Objective: In the material below, the lines containing the word "with" are required; copy each of them.

Given material:
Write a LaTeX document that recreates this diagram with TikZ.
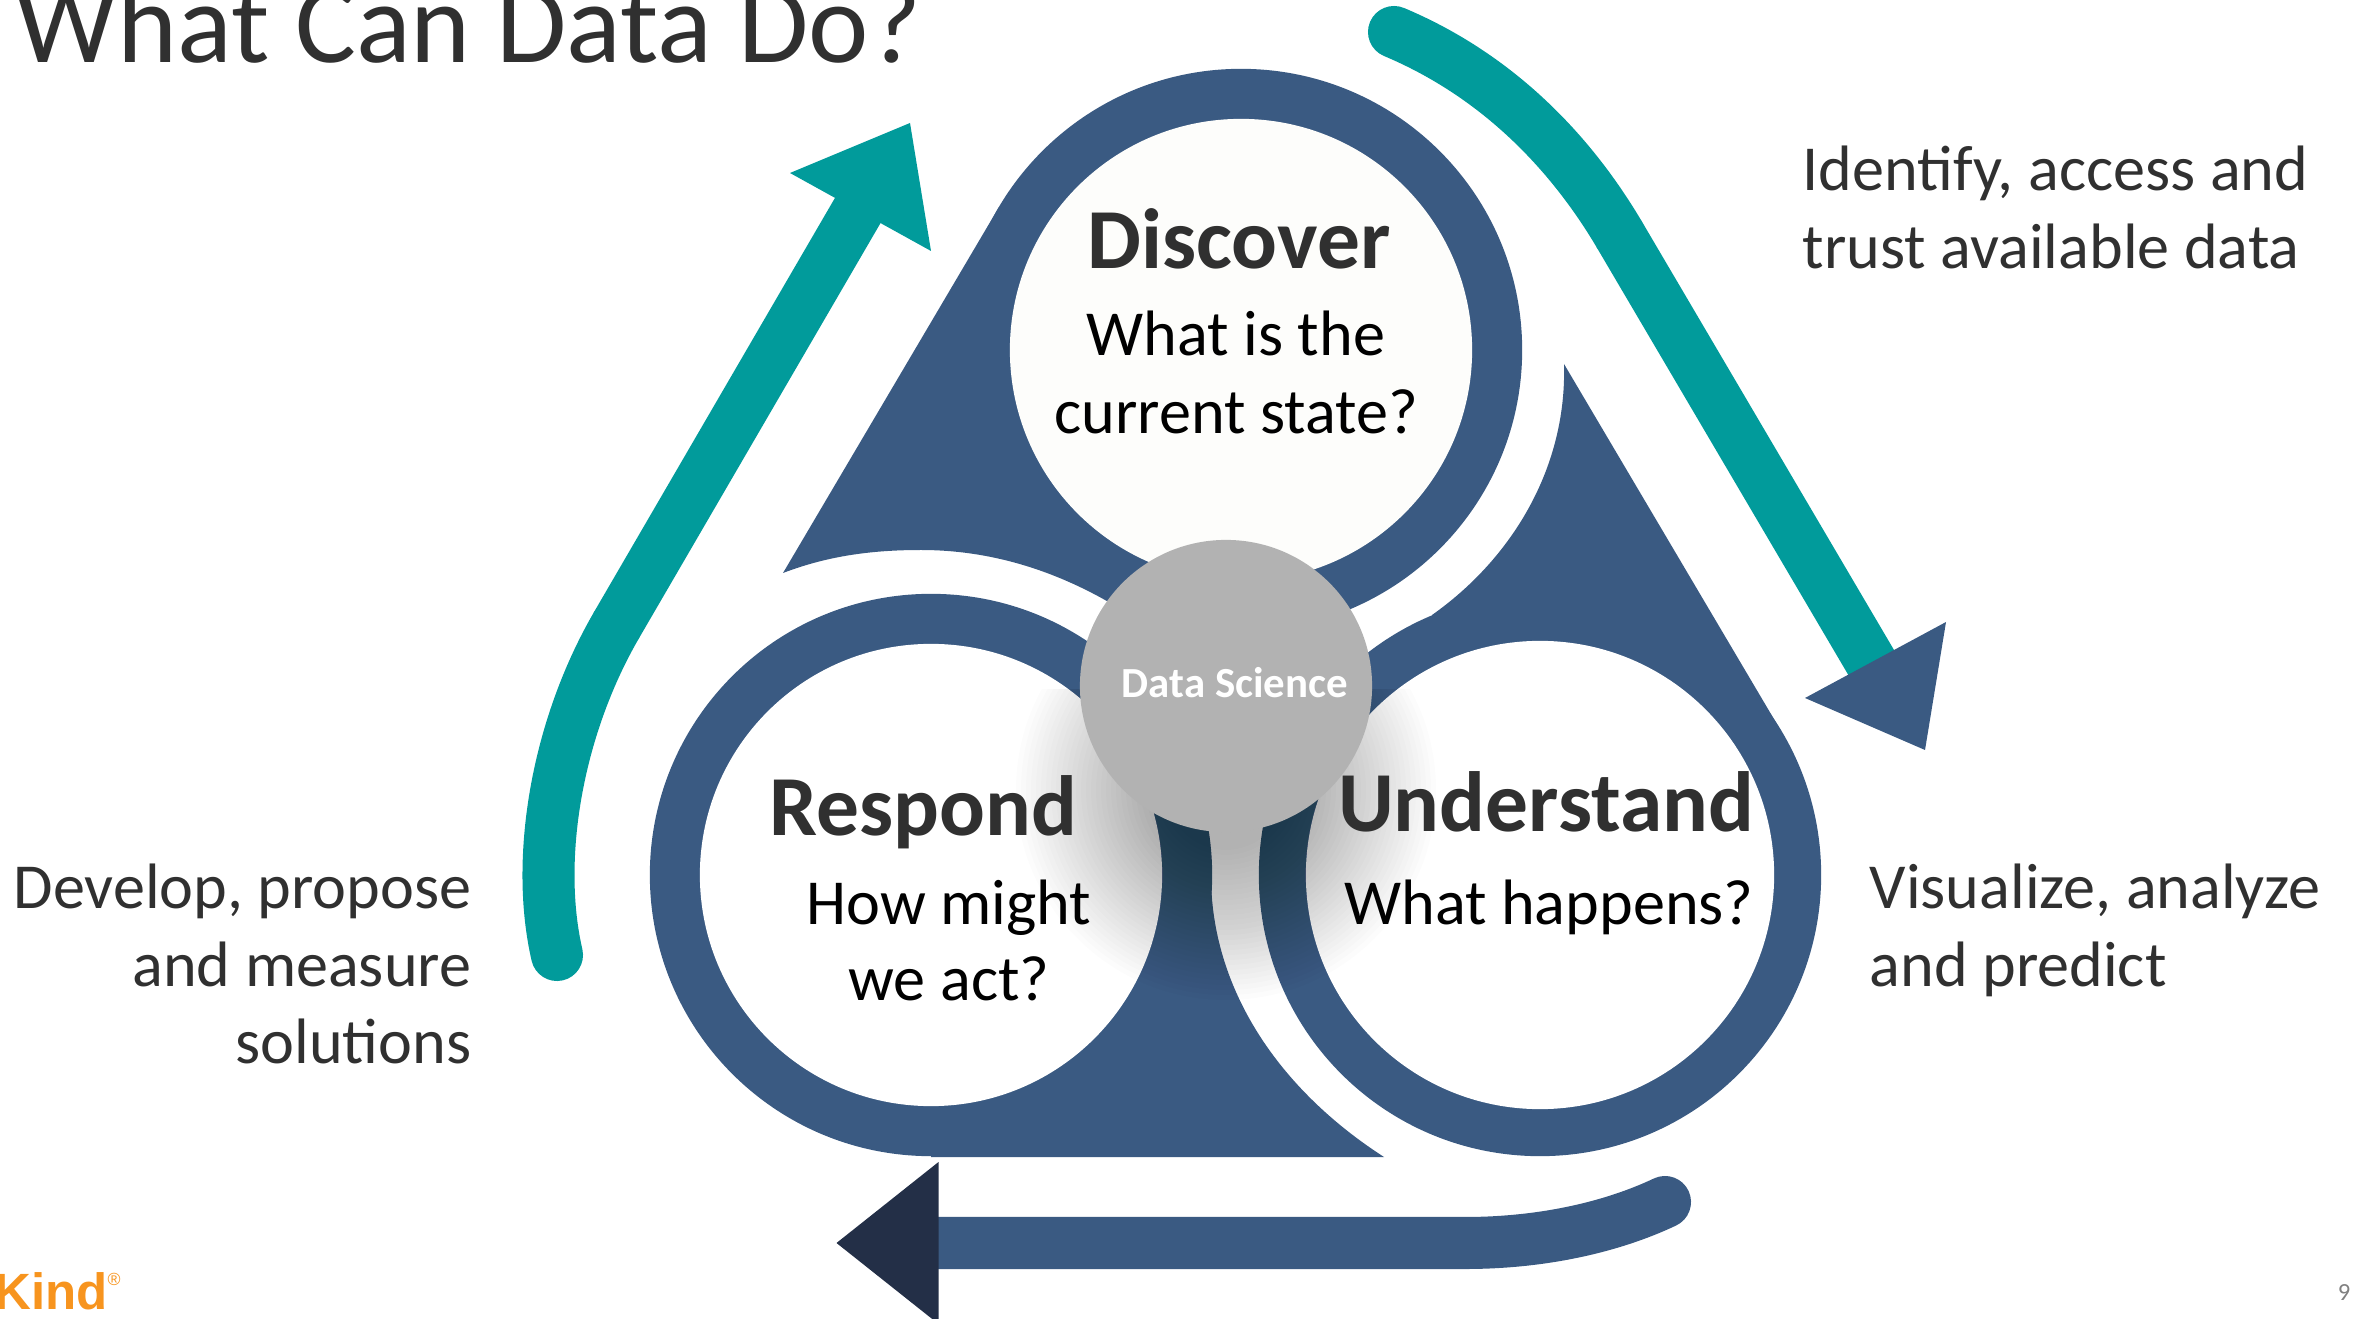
\documentclass[tikz,border=0pt]{standalone}
\usepackage{fontspec}
\setmainfont{Carlito}
\definecolor{ringblue}{HTML}{3A5A82}
\definecolor{tealc}{HTML}{019B9B}
\definecolor{navyc}{HTML}{232F47}
\definecolor{txt}{HTML}{303030}
\definecolor{orangec}{HTML}{F7941E}
\definecolor{diskc}{HTML}{B2B2B2}
\definecolor{offwhite}{HTML}{FDFDFB}
\tikzset{
  ringfill/.style={fill=ringblue,draw=none},
  headtip/.style={draw=none},
  band/.style={draw=#1,line width=0.52cm,line cap=round},
  heading/.style={font=\fontsize{24.3}{30}\selectfont\bfseries,text=txt,inner sep=0pt,anchor=base},
  question/.style={font=\fontsize{18.25}{22}\selectfont,text=black,inner sep=0pt,anchor=base},
  side/.style={font=\fontsize{18.25}{22}\selectfont,text=txt,inner sep=0pt,anchor=base},
}
\begin{document}
\begin{tikzpicture}[x=0.01cm,y=-0.01cm]
\useasboundingbox (0,0) rectangle (2354,1319);
\begin{scope}
\clip (0,0) rectangle (2354,1319);
% title
\node[font=\fontsize{32.5}{38}\selectfont,text=txt,inner sep=0pt,anchor=base west] (title) at (15,63) {What Can Data Do?};
% rings with tails
\coordinate (cd) at (1241,350);
\coordinate (cr) at (931,875);
\coordinate (cu) at (1540,875);
\fill[ringfill] (999,207) -- (783,573) .. controls (830,555) and (875,550) .. (921,550) .. controls (990,550) and (1060,570) .. (1130,615) -- (cd) -- cycle;
\fill[ringfill] (1564,364) .. controls (1567,470) and (1510,560) .. (1432,615) -- (cu) -- (1781,731) -- cycle;
\fill[ringfill] (931,1157) -- (1384,1157) .. controls (1280,1090) and (1211,990) .. (1211,875) -- (cr) -- cycle;
\fill[ringfill] (cd) circle[radius=2.81cm];
\fill[ringfill] (cr) circle[radius=2.81cm];
\fill[ringfill] (cu) circle[radius=2.81cm];
\fill[offwhite] (cd) circle[radius=2.31cm];
\fill[white] (cr) circle[radius=2.31cm];
\fill[white] (cu) circle[radius=2.34cm];
% shadow
\begin{scope}
\clip (900,690) rectangle (1550,1010);
\foreach \r in {60,65,...,210}{
  \fill[black,opacity=0.0115] (1226,790) circle[radius=\r*0.01cm];
}
\end{scope}
% central disk
\node[circle,fill=diskc,minimum size=2.92cm,inner sep=0pt] (disk) at (1226,686) {};
\node[font=\fontsize{12.2}{14}\selectfont\bfseries,text=white,inner sep=0pt] (dstext) at (1235,683) {Data Science};
% teal arrow right
\coordinate (a1) at (1394,32);
\coordinate (a2) at (1619,234);
\coordinate (a3) at (1885,686);
\draw[band=tealc,line cap=butt] (a2) -- (a3);
\draw[band=tealc] (a1) .. controls (1494,74) and (1568,148) .. (a2);
\fill[ringblue,headtip] (1946,622) -- (1805,698) -- (1925,750) -- cycle;
% teal arrow left
\coordinate (b1) at (557,955);
\coordinate (b2) at (616,626);
\coordinate (b3) at (872,186);
\draw[band=tealc,line cap=butt] (b2) -- (b3);
\draw[band=tealc] (b1) .. controls (535,860) and (556,730) .. (b2);
\fill[tealc,headtip] (910,123) -- (790,173) -- (931,251) -- cycle;
% bottom arrow
\coordinate (c1) at (1665,1202);
\coordinate (c2) at (1465,1243);
\coordinate (c3) at (938,1243);
\draw[band=ringblue] (c1) .. controls (1610,1228) and (1540,1243) .. (c2) -- (c3);
\fill[navyc,headtip] (938.5,1162) -- (836.5,1243) -- (938.5,1324) -- cycle;
% headings and questions
\node[heading] (h1) at (1239,269) {Discover};
\node[question] (q1a) at (1236,356) {What is the};
\node[question] (q1b) at (1236,434) {current state?};
\node[heading] (h2) at (923,836) {Respond};
\node[question] (q2a) at (949,924) {How might};
\node[question] (q2b) at (949,1000) {we act?};
\node[heading] (h3) at (1546,831) {Understand};
\node[question] (q3a) at (1549,924) {What happens?};
% side texts
\node[side,anchor=base west] (s1a) at (1802,191) {Identify, access and};
\node[side,anchor=base west] (s1b) at (1802,269) {trust available data};
\node[side,anchor=base west] (s2a) at (1869,909) {Visualize, analyze};
\node[side,anchor=base west] (s2b) at (1869,986) {and predict};
\node[side,anchor=base east] (s3a) at (472,909) {Develop, propose};
\node[side,anchor=base east] (s3b) at (472,986) {and measure};
\node[side,anchor=base east] (s3c) at (472,1063) {solutions};
% footer
\node[font=\fontsize{14.5}{16}\fontspec{Liberation Sans}\bfseries,text=orangec,inner sep=0pt,anchor=base west] (logo) at (-6,1309) {Kind};
\node[font=\fontsize{5}{6}\fontspec{Liberation Sans},text=orangec,inner sep=0pt] (reg) at (114,1279) {®};
\node[font=\fontsize{7}{8}\selectfont,text=black!50,inner sep=0pt,anchor=base] (page) at (2344,1300) {9};
\end{scope}
\end{tikzpicture}
\end{document}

Expected answer:
Write a LaTeX document that recreates this diagram with TikZ.
% rings with tails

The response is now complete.